5th-century BC Athenian compiler of oracles

Onomacritus (Ὀνομάκριτος; c. 530 – c. 480 BC), also spelled Onomacritos and Onomakritos, was a Greek chresmologue, or compiler of oracles, who lived at the court of the tyrant Pisistratus in Athens and prepared an edition of the Homeric poems. He was a collector and forger of oracles and poems.

==Herodotus==
Herodotus reports that Onomacritus was hired by Pisistratus to compile the oracles of Musaeus, but that Onomacritus inserted forgeries of his own that were detected by Lasus of Hermione. As a result, Onomacritus was banished from Athens by Pisistratus' son Hipparchus. After the flight of the Pisistratids to Persia, Onomacritus was reconciled with them. According to Herodotus, Onomacritus induced Xerxes I, the King of Persia, by his oracular responses, to decide upon his war with Greece.
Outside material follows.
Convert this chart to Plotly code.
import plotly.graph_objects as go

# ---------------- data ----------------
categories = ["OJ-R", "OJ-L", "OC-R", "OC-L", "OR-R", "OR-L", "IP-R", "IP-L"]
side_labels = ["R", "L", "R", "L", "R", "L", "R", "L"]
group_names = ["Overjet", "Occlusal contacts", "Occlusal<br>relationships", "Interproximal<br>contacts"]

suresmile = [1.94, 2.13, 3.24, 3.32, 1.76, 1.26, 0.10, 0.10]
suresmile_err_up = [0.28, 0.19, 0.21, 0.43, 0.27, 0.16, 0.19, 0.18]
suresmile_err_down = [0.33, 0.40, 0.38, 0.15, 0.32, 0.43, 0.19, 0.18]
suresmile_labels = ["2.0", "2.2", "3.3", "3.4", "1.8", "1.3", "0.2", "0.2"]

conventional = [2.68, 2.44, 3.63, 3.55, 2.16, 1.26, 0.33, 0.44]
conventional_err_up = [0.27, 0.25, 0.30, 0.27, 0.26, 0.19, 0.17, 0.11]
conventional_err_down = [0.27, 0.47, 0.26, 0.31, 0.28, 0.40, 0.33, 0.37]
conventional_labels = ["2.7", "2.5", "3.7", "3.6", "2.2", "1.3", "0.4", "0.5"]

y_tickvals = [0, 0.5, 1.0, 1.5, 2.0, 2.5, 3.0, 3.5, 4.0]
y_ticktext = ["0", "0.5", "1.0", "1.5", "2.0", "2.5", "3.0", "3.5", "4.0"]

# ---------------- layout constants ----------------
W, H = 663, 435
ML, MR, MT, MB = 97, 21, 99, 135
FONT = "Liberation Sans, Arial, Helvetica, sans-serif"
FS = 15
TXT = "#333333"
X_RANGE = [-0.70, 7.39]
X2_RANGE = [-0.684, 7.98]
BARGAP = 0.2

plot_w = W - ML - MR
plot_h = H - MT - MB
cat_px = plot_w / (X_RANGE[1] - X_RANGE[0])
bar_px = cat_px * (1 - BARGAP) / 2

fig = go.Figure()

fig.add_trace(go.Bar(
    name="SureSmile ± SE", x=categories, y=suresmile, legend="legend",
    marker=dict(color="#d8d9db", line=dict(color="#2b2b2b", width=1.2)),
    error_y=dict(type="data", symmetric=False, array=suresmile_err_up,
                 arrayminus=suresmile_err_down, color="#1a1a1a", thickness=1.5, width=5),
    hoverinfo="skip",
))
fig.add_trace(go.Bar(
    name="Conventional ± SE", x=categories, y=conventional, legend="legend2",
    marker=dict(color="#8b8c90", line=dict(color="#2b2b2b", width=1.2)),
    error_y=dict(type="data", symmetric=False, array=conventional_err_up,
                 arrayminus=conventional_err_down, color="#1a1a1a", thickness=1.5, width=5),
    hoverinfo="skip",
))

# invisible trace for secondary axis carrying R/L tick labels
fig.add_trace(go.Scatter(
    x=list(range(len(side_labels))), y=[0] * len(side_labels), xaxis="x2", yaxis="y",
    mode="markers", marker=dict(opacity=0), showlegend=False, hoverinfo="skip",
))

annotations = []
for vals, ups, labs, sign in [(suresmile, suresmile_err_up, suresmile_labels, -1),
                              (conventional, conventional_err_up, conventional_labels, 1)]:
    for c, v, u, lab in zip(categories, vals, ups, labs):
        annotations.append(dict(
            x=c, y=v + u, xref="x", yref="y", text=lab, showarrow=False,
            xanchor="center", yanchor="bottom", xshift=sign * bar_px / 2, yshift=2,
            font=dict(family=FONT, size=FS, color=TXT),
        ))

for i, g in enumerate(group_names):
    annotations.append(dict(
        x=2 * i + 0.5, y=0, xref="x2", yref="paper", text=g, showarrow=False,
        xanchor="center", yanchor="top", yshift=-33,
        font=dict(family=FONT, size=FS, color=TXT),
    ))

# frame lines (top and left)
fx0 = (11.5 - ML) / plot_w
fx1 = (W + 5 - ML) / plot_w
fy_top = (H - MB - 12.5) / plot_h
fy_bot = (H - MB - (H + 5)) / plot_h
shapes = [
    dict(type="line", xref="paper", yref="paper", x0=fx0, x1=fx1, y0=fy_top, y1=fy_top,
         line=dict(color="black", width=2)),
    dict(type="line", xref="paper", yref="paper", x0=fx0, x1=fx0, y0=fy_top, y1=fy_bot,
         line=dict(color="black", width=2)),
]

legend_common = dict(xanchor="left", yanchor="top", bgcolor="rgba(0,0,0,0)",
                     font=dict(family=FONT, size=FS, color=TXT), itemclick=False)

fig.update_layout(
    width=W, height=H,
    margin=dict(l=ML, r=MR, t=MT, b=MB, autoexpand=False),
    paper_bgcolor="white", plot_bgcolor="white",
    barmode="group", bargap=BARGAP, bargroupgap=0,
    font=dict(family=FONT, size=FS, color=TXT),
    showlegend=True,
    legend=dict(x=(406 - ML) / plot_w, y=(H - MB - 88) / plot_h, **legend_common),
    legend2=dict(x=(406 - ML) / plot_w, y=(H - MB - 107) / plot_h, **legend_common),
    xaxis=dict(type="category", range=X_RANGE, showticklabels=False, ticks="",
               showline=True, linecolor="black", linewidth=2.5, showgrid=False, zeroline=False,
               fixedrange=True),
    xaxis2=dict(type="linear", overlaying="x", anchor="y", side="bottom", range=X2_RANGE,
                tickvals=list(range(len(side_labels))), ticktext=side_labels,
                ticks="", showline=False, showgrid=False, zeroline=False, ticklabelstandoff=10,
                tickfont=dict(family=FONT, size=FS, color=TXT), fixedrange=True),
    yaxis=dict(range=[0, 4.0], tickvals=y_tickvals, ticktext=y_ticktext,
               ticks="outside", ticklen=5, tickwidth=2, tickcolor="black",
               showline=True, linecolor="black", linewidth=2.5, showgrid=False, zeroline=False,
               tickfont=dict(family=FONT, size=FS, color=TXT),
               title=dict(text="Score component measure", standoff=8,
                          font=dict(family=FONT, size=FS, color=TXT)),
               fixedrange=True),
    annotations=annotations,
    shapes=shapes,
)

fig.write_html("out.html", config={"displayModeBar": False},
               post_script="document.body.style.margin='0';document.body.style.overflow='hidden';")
==Pausanias and Orphic attributions==
Pausanias attributes to Onomacritus certain poems forged under the name of Musaeus. In explaining the presence of the Titan Anytos at Lycosura, he wrote: "From Homer the name of the Titans was taken by Onomakritos, who in the orgies he composed for Dionysos made the Titans the authors of the god's sufferings." That is, Pausanias attributed to Onomacritus the telling of the myth of Dionysus's dismemberment by the Titans.
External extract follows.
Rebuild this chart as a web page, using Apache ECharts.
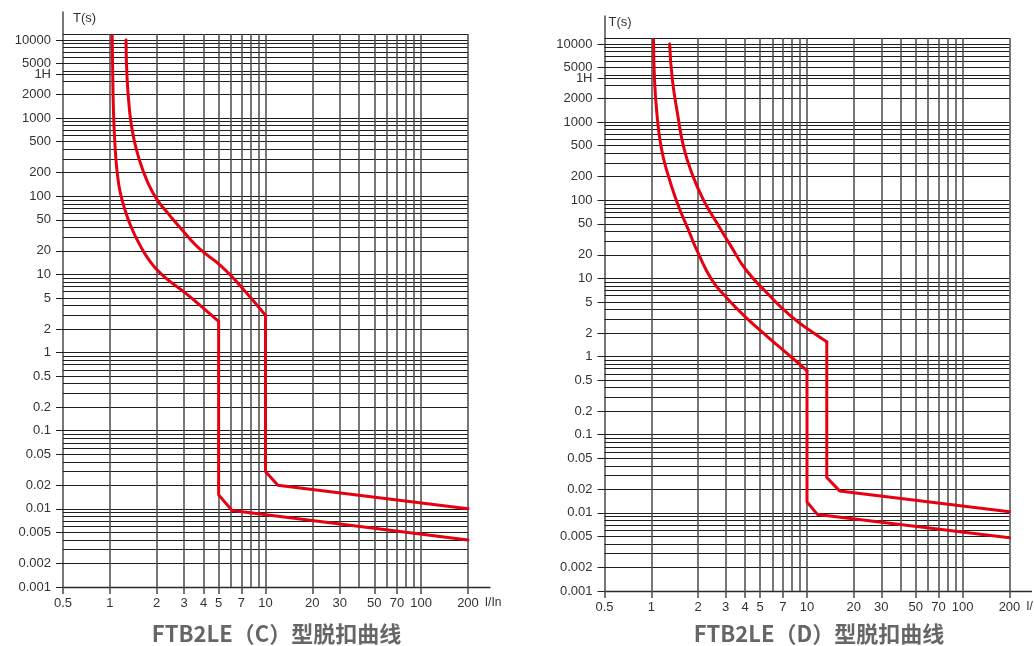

According to Tatian, the literature attributed to Orpheus was "arranged" by Onomacritus. Onomacritus's association with the works of Orpheus can also be found in the writings of Sextus Empiricus and Clement of Alexandria, and in the Suda, two works, the Orphic Chresmoi and Teletai, are said to have been written by him.

Among 17th-century scholars of Orphism who were sceptical of the notion of Orpheus himself having composed the works attributed to him, the idea of Onomacritus having instead been responsible for these writings, fully or in part, was a convenient alternative. The Dutch scholar Daniel Heinsius argued that the poet referred to as "Orpheus" was in fact Onomacritus himself, while the Danish scholar Ole Borch argued that while the Orphic Argonautica was "Pisistratean", other works such as the Orphic Hymns and the Orphic Lithica were the genuine writings of Orpheus himself. The French philologist Jean-Baptiste Souchay, writing in the first half of the 18th century, believed that while the Orphic Hymns were composed by Orpheus, Onomacritus converted them into the Ionian dialect.